Prompt: Skip the pictures, please, and write out exactly the lines from the opening of the data through the line containing "18.80, 18.96, 19.13]".

Start of Data excerpt

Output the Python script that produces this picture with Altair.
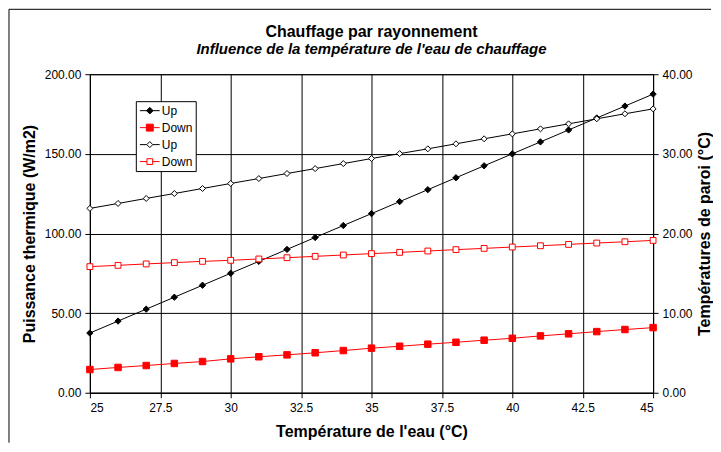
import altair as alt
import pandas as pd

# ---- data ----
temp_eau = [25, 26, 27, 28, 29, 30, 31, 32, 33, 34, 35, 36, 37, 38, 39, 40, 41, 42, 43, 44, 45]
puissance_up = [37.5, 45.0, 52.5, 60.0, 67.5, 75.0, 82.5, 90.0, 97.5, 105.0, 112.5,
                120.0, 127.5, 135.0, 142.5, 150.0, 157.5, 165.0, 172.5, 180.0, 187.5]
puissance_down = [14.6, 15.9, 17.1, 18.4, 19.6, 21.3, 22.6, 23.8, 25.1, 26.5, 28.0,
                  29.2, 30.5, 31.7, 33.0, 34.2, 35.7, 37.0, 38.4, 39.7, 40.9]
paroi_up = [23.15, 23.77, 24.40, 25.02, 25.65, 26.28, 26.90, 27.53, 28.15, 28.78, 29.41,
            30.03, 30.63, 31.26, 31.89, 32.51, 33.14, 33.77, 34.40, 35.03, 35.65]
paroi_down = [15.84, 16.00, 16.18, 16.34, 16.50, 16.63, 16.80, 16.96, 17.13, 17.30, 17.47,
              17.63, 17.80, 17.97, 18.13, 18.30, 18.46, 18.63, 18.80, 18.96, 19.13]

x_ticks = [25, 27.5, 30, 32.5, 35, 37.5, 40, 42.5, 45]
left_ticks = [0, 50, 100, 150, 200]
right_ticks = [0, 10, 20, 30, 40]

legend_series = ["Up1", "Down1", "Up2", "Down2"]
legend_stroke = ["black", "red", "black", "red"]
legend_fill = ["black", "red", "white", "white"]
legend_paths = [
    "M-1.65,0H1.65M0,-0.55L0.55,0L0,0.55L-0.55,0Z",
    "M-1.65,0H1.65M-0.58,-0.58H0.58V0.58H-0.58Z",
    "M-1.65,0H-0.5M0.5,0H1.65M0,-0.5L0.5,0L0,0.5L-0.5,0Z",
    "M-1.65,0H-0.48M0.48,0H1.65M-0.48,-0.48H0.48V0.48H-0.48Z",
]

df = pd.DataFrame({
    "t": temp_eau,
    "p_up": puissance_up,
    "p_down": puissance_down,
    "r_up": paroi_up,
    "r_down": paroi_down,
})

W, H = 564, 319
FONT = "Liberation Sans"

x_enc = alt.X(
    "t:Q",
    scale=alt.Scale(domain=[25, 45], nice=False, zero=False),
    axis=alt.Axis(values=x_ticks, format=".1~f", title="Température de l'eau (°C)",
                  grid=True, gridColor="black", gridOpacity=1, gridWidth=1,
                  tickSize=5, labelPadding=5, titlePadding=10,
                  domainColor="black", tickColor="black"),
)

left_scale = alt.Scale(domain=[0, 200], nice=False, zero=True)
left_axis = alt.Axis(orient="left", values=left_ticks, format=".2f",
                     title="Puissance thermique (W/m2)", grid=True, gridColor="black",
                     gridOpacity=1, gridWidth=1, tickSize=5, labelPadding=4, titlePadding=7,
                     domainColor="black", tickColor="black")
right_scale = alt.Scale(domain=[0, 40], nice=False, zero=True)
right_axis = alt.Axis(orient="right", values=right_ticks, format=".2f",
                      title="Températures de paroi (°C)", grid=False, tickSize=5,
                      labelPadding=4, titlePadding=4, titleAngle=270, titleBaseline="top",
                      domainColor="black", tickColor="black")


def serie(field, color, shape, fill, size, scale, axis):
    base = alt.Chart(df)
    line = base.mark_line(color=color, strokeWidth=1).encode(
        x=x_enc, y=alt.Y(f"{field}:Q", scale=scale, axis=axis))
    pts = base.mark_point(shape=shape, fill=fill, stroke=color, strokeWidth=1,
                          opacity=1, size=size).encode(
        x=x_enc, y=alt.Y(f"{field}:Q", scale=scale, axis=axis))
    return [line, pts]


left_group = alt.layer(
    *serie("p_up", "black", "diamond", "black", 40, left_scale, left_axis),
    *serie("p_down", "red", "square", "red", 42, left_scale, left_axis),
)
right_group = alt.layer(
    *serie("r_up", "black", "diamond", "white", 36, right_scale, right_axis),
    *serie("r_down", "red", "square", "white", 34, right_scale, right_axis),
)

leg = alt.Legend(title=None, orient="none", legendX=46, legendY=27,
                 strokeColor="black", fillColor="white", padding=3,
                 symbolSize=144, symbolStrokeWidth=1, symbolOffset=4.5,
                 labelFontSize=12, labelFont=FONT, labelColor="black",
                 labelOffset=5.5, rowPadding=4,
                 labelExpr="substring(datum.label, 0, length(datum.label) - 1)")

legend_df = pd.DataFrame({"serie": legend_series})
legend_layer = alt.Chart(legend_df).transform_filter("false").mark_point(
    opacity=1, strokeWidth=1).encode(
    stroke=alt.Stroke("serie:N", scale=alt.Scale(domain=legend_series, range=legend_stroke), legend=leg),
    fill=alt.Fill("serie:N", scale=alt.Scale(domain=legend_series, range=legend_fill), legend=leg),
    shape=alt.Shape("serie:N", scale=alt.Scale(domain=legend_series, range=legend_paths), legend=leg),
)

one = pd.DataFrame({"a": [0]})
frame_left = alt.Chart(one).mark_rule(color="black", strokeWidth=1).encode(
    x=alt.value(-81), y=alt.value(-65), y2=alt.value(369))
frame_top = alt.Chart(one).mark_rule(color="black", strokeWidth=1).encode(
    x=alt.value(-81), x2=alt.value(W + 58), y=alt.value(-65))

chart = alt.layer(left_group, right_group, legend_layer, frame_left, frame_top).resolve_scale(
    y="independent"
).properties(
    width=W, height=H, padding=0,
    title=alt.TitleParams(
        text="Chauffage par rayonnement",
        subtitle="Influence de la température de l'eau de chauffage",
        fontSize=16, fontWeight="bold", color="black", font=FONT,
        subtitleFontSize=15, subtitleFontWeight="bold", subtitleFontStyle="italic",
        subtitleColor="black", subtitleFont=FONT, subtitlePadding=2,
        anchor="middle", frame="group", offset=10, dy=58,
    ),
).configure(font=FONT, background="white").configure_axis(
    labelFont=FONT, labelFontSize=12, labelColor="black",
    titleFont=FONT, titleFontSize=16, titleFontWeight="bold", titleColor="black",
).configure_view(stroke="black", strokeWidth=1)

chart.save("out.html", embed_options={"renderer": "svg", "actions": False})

End of Data excerpt

Exercise answer:
Output the Python script that produces this picture with Altair.
import altair as alt
import pandas as pd

# ---- data ----
temp_eau = [25, 26, 27, 28, 29, 30, 31, 32, 33, 34, 35, 36, 37, 38, 39, 40, 41, 42, 43, 44, 45]
puissance_up = [37.5, 45.0, 52.5, 60.0, 67.5, 75.0, 82.5, 90.0, 97.5, 105.0, 112.5,
                120.0, 127.5, 135.0, 142.5, 150.0, 157.5, 165.0, 172.5, 180.0, 187.5]
puissance_down = [14.6, 15.9, 17.1, 18.4, 19.6, 21.3, 22.6, 23.8, 25.1, 26.5, 28.0,
                  29.2, 30.5, 31.7, 33.0, 34.2, 35.7, 37.0, 38.4, 39.7, 40.9]
paroi_up = [23.15, 23.77, 24.40, 25.02, 25.65, 26.28, 26.90, 27.53, 28.15, 28.78, 29.41,
            30.03, 30.63, 31.26, 31.89, 32.51, 33.14, 33.77, 34.40, 35.03, 35.65]
paroi_down = [15.84, 16.00, 16.18, 16.34, 16.50, 16.63, 16.80, 16.96, 17.13, 17.30, 17.47,
              17.63, 17.80, 17.97, 18.13, 18.30, 18.46, 18.63, 18.80, 18.96, 19.13]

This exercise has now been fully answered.